“About him and other things. Mina,” he added in a low tone, as he passed her on his way out, but I, being next to him, caught the words, “I did not like to see you at the gate with Captain Collinson at this hour. Do not let it occur again. Young maidens cannot be too modest.”
And, at the reproof, Miss Mina coloured to the very roots of her hair.
II.
They sat in the small garden-room, its glass-doors open to the warm spring air. Mrs. Knox wore an untidy cotton gown, of a flaming crimson-and-white pattern, and her dark face looked hot and angry. Dr. Knox, sitting behind the table, was being annoyed as much as he could be annoyed—and no one ever annoyed him but his step-mother—as the lines in his patient brow betrayed.
“It is for his own good that I suggest this; his welfare,” urged Dr. Knox. “Left to his own will much longer, he must not be. Therefore I say that he must be placed at school.”
“You only propose it to thwart me,” cried Mrs. Knox. “A fine expense it will be!”

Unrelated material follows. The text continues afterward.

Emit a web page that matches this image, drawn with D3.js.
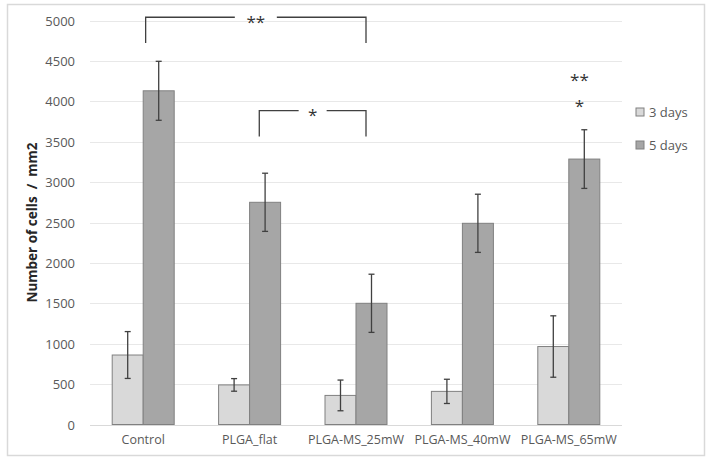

“It will not be your expense. I pay his schooling now, and I shall pay it then. My father left me, young though I was, Dicky’s guardian, and I must do this. I wonder you do not see that it will be the very best thing for Dicky. Every one but yourself sees that, as things are, the boy is being ruined.”
Mrs. Knox looked sullenly through the open doors near which she sat; she tapped her foot impatiently upon the worn mat, lying on the threshold.
“I know you won’t rest until you have carried your point and separated us, Arnold; it has been in your mind to do it this long while. And my boy is the only thing I care for in life.”
“It is for Dicky’s own best interest,” reiterated Dr. Knox. “Of course he is dear to you; it would be unnatural if he were not; but you surely must wish to see him grow up a good and self-reliant man: not an idle and self-indulgent one.”